6歳の娘がいる我が家にもヨシタケシンスケの絵本は何冊もある。2013年に発売されたシリーズ1作目の『りんごかもしれない』は娘があまりに好きすぎて、いつの間にか暗誦できるようになっていたほどだ。
11月に発売された『それしかないわけないでしょう』も書店で見た瞬間にすぐ買った。小学1年生に絵本はどうかな? とチラッと思ったが、中身をパラパラとめくって買うと決めた。内容が素晴らしかったからだ。本書はなんと発売6日間で10万部を売ったという。

「子供は世界で一番飽きっぽい生き物」
主人公は幼稚園児ぐらいの女の子。ある雨の日、小学生のお兄ちゃんが深刻な顔で話しかけてきた。
「…ねえねえ、しってる? みらいはたいへんなんだぜ」
「へ?」
お兄ちゃんが言うには、未来は人が増えすぎて食べ物がなくなったり、病気が流行ったり、戦争が起こったりして、大変なことになるらしい。わたしが大人になる頃には未来は真っ暗! ショックを受けた女の子がおばあちゃんに相談すると……。
「だーいじょうぶよ! みらいがどうなるかなんて、だれにもわからないんだから!」
と笑顔で言ってくれた。
「おとなはすぐに『みらいはきっとこうなる』とか『だからこうするしかない』とかいうの。でも、たいていあたらないのよ」
そういえば、お父さんは今日晴れるって言ってたのに雨だった。訳知り顔の大人の予測なんてあてにならないのだ。自分に都合のいいように言っているだけなのかもしれない。
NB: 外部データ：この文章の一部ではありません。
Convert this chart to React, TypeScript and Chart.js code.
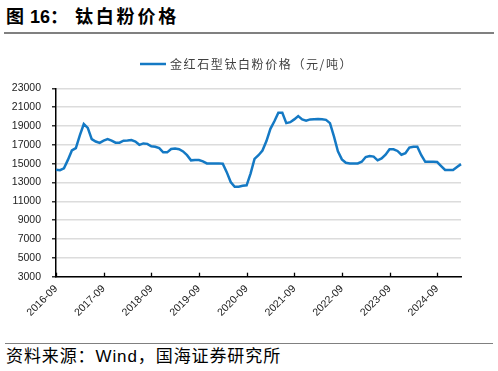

おばあちゃんは言葉を続ける。
「あと、おとなはよく『コレとコレ、どっちにする?』とかいうけれど、どっちもなんかちがうなーっておもったときは、あたらしいものをじぶんでみつけちゃえばいいのよ!」
これが『それしかないわけないでしょう』というタイトルにつながっている。ね、すごくいいでしょ? 世の中も未来も、どこかの誰かが決めた選択肢がすべてじゃない。誰だって、もっといいもの、もっとしっくりくるもの、もっと楽しいものを自分で探すことができる。
この絵本のいいところはここから。気分がすっかり晴れた女の子は、次々と楽しい未来を自由な発想で考えはじめる。たくさんの愉快な未来を話した後、女の子が「みらっていいでしょう?」と握りこぶしをつくって言うと、寝たきりのおばあちゃんが握りこぶしで「みらいっていいわね!」と応えるところは読んでいていつも泣けてしまう。
ヨシタケシンスケは自作について「子供は世界で一番飽きっぽい生き物。最後までページをめくってもらえるように心がけて描いています」と語っている(文春オンライン 2月11日)。その言葉のとおり、展開は意外性に満ちているし、遊び心とスピード感と勢いで満ちているから、やっぱり子どもは夢中になる。
あと、大人が読んでもおもしろい。ぜんぜん子どもだまし感がないし、おしつけがましいメッセージもない。毎日に閉塞感を感じている人は、ぜひ手にとってみるといいんじゃないかと思う。
自分で考えることの楽しさ、オルタナティブの素敵さ、なにより子どもたちの未来の明るさを豪速球で投げ込む『それしかないわけないでしょう』。6歳娘はやっぱり夢中で読んでおりました。